1. Newt talks about one of the prominent ethics charges that was brought against him (the only one that wasn’t dropped): that he used tax-exempt money for political purposes, namely, a course that he was teaching and distributing entitled “Renewing American Civilization”. As Newt states on page 100, “The IRS regulations involving tax-exempt educational foundations allow such foundations to beat the drum to their heart’s content in support of ideas and programs for achieving certain higher political ends (lower taxes, higher taxes, welfare reform, free trade, tariffs, and so on) but not to lobby for a specific piece of legislation nor endorse any candidate nor participate directly in a political campaign.”
Newt states on pages 122-123 that the House Ethics Committee did not conclude that Newt violated tax law, but that it “felt that [Newt] could have avoided public controversy had [he] sought and followed legal advice to ensure [his] activities with the nonprofit agency that transmitted and disseminated the Renewing American Civilization course complied with tax law.” But Newt says on page 107 that he actually was advised by a lawyer, who was once on the Federal Elections Commission staff, and that he was “scrupulous about sticking to the rules.”

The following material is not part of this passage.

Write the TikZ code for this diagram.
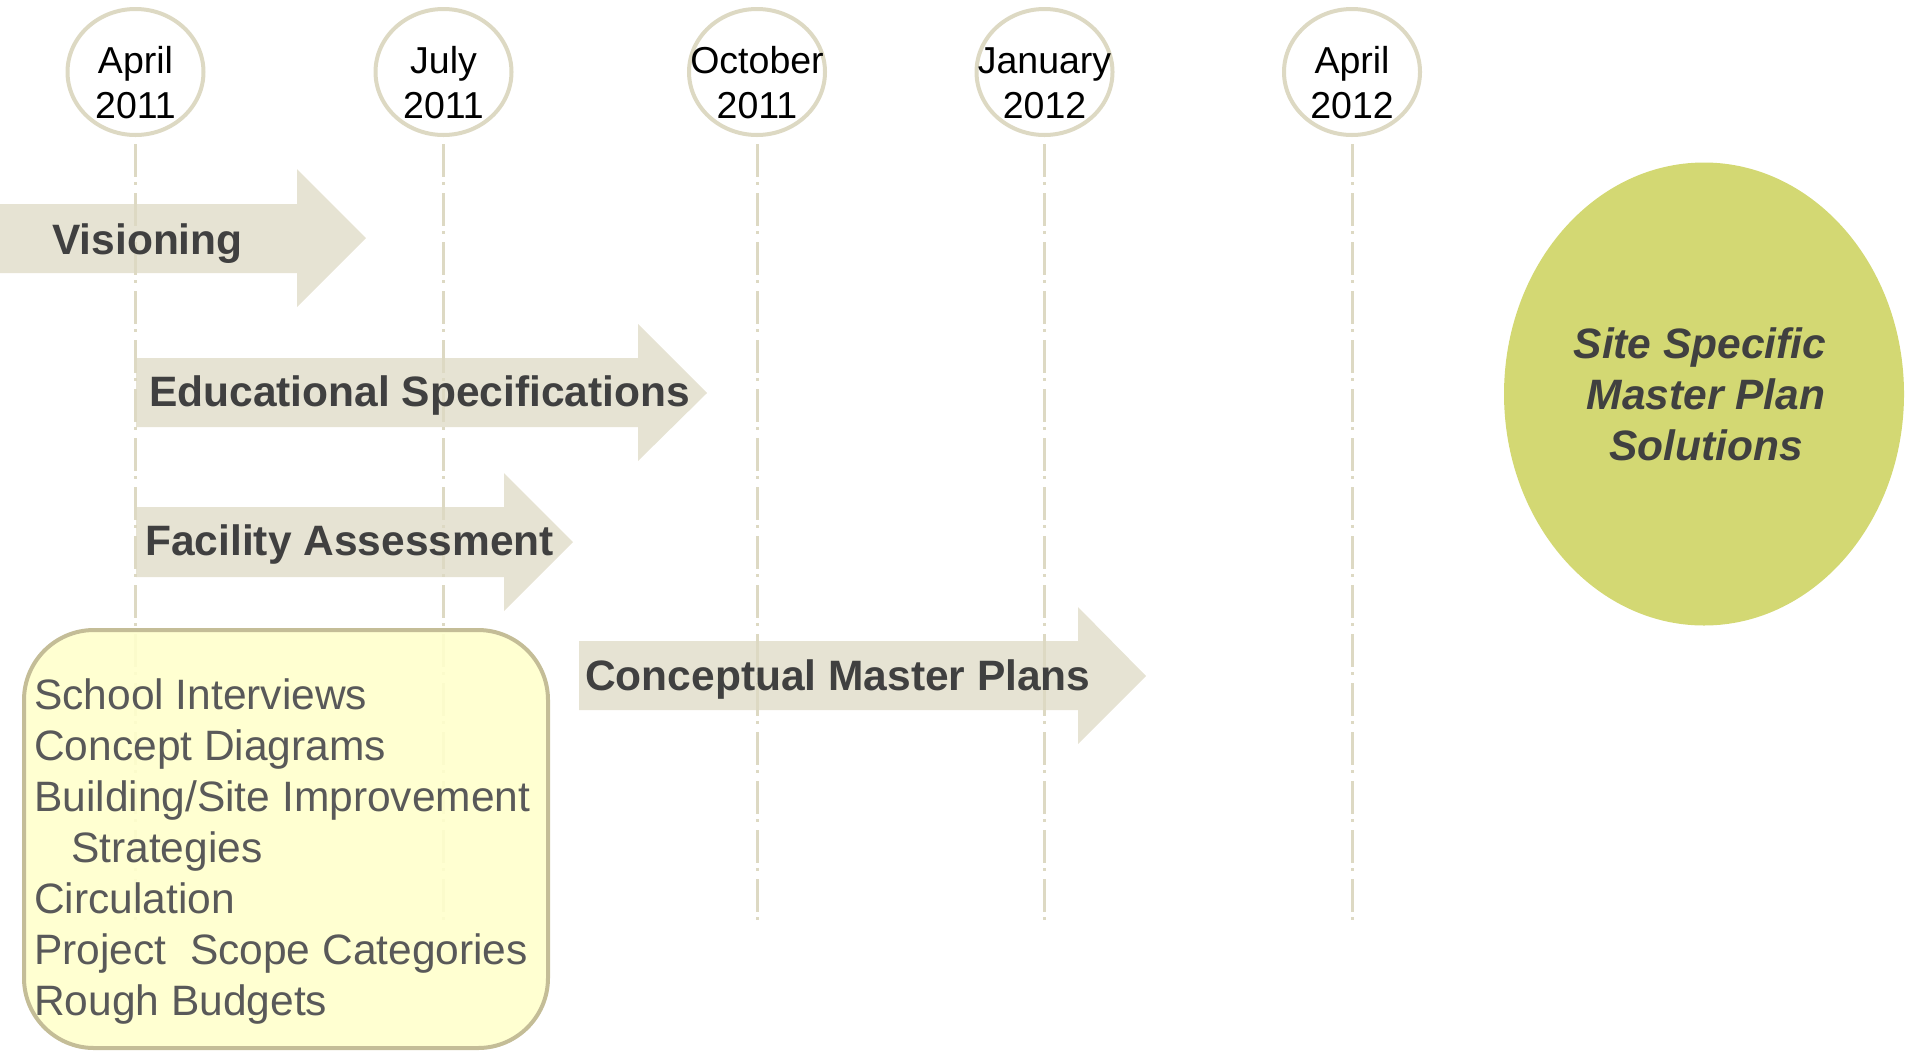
\documentclass[tikz,border=0pt]{standalone}
\usepackage{fontspec}
\setmainfont{Liberation Sans}
\usetikzlibrary{shapes.geometric}
\definecolor{linebeige}{HTML}{DDD9C3}
\definecolor{arrowfill}{HTML}{E6E3D3}
\definecolor{boxfill}{HTML}{FFFFCC}
\definecolor{boxline}{HTML}{C4BD97}
\definecolor{greenfill}{HTML}{D3D873}
\definecolor{darktext}{HTML}{404040}
\definecolor{graytext}{HTML}{595959}
\begin{document}
\begin{tikzpicture}[x=1pt,y=-1pt,
  datecirc/.style={ellipse, draw=linebeige, line width=4pt, fill=white, minimum width=136pt, minimum height=126pt, inner sep=0pt},
  datetext/.style={font=\fontsize{37.5}{45}\selectfont, text=black, anchor=base, inner sep=0pt},
  phasetext/.style={font=\fontsize{42.5}{51}\selectfont\bfseries, text=darktext, anchor=base west, inner sep=0pt},
  listtext/.style={font=\fontsize{42.5}{51}\selectfont, text=graytext, anchor=base west, inner sep=0pt},
  goaltext/.style={font=\fontsize{42.5}{51}\selectfont\bfseries\itshape, text=darktext, anchor=base, inner sep=0pt},
  arrowshape/.style={fill=arrowfill, draw=none},
  timeline/.style={draw=linebeige, line width=3pt, dash pattern=on 33pt off 5pt on 3pt off 8pt}
]
\useasboundingbox (0,0) rectangle (1905,1053);

% phase arrows
\path[arrowshape] (0,204) -- (297,204) -- (297,169) -- (366,238) -- (297,307) -- (297,273) -- (0,273) -- cycle;
\path[arrowshape] (136,358) -- (638,358) -- (638,324) -- (707,393) -- (638,461) -- (638,427) -- (136,427) -- cycle;
\path[arrowshape] (136,507) -- (504,507) -- (504,473) -- (573,542) -- (504,611) -- (504,577) -- (136,577) -- cycle;
\path[arrowshape] (579,641) -- (1078,641) -- (1078,607) -- (1146,676) -- (1078,744) -- (1078,710) -- (579,710) -- cycle;

% date circles
\node[datecirc] (d1) at (135.5,72) {};
\node[datecirc] (d2) at (443.5,72) {};
\node[datecirc] (d3) at (757,72) {};
\node[datecirc] (d4) at (1044.5,72) {};
\node[datecirc] (d5) at (1352,72) {};
\node[datetext] (m1) at (135.5,73) {April};
\node[datetext] (y1) at (135.5,118) {2011};
\node[datetext] (m2) at (443.5,73) {July};
\node[datetext] (y2) at (443.5,118) {2011};
\node[datetext] (m3) at (757,73) {October};
\node[datetext] (y3) at (757,118) {2011};
\node[datetext] (m4) at (1044.5,73) {January};
\node[datetext] (y4) at (1044.5,118) {2012};
\node[datetext] (m5) at (1352,73) {April};
\node[datetext] (y5) at (1352,118) {2012};

% timelines
\coordinate (s1) at (135.5,144); \coordinate (e1) at (135.5,920);
\coordinate (s2) at (443.5,144); \coordinate (e2) at (443.5,920);
\coordinate (s3) at (757,144);   \coordinate (e3) at (757,920);
\coordinate (s4) at (1044.5,144); \coordinate (e4) at (1044.5,920);
\coordinate (s5) at (1352,144);  \coordinate (e5) at (1352,920);
\draw[timeline] (s1) -- (e1);
\draw[timeline] (s2) -- (e2);
\draw[timeline] (s3) -- (e3);
\draw[timeline] (s4) -- (e4);
\draw[timeline] (s5) -- (e5);

% phase labels
\node[phasetext] (vis) at (52,254) {Visioning};
\node[phasetext] (edu) at (149,406) {Educational Specifications};
\node[phasetext] (fac) at (145,555) {Facility Assessment};
\node[phasetext] (cmp) at (585,690) {Conceptual Master Plans};

% task box
\node[draw=boxline, line width=4pt, fill=boxfill, fill opacity=0.9, rounded corners=70pt,
      minimum width=524pt, minimum height=418pt, inner sep=0pt] (tasks) at (286,839) {};
\node[listtext] (t1) at (34,709) {School Interviews};
\node[listtext] (t2) at (34,760) {Concept Diagrams};
\node[listtext] (t3) at (34,811) {Building/Site Improvement};
\node[listtext] (t4) at (71,862) {Strategies};
\node[listtext] (t5) at (34,913) {Circulation};
\node[listtext] (t6) at (34,964) {Project~ Scope Categories};
\node[listtext] (t7) at (34,1015) {Rough Budgets};

% goal ellipse
\node[ellipse, fill=greenfill, minimum width=400pt, minimum height=463pt, inner sep=0pt] (goal) at (1704,394) {};
\node[goaltext] (g1) at (1700,358) {Site Specific};
\node[goaltext] (g2) at (1706,409) {Master Plan};
\node[goaltext] (g3) at (1706,460) {Solutions};
\end{tikzpicture}
\end{document}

The New York Times‘ understanding of the committee’s conclusion is partially different from Newt’s, for it says here, while linking to the report: “But the ethics committee did find that Mr. Gingrich had used tax-exempt money to promote Republican goals, and given the panel inaccurate information for its inquiry.” I say “partially” because Newt does acknowledge that he gave the panel inaccurate information: he states that his lawyers prepared a poorly-researched report, and that he signed it without reading it thoroughly. Why did Newt agree to be reprimanded and to pay a $300,ooo fee to reimburse the committee for its work, if he felt that he was innocent of tax violations? Newt says that he wanted to put the issue behind him for the sake of the country rather than dragging it out for years. Newt was also dealing with the death of his step-father at this time.
2. Newt talks about the census, and how he opposed a Democratic attempt to sample ten percent of the population rather than counting it. What does this mean? There was concern that the way of doing the census—-a door-to-door head count—-under-counted poorer neighborhoods, minorities, immigrants, etc. This was relevant to the representation that areas got in government, and also to the amount of money that they received from the federal government. To attempt to redress this problem, the Democrats proposed that the Census Bureau count 90 per cent of the population, while allowing for the remaining 10 per cent to be defined according to sampling. This is called “statistical adjustment”. Newt acknowledges that there is a problem of under-representation of certain people in the census (although he notes that the 1990 census counted 98.6 of Americans, which isn’t bad for the government), but he did not think that the Democrats’ approach was the way to go. He refers to it as inventing virtual people, and he feels that it could unfairly tip the balance in certain elections.
Incidentally, there was a West Wing episode about this issue. See here for a summary. On the show, Sam Seaborn says that a reason that people in the inner-cities are not adequately counted is that many of them don’t like to talk to people, such as the counters going door-to-door.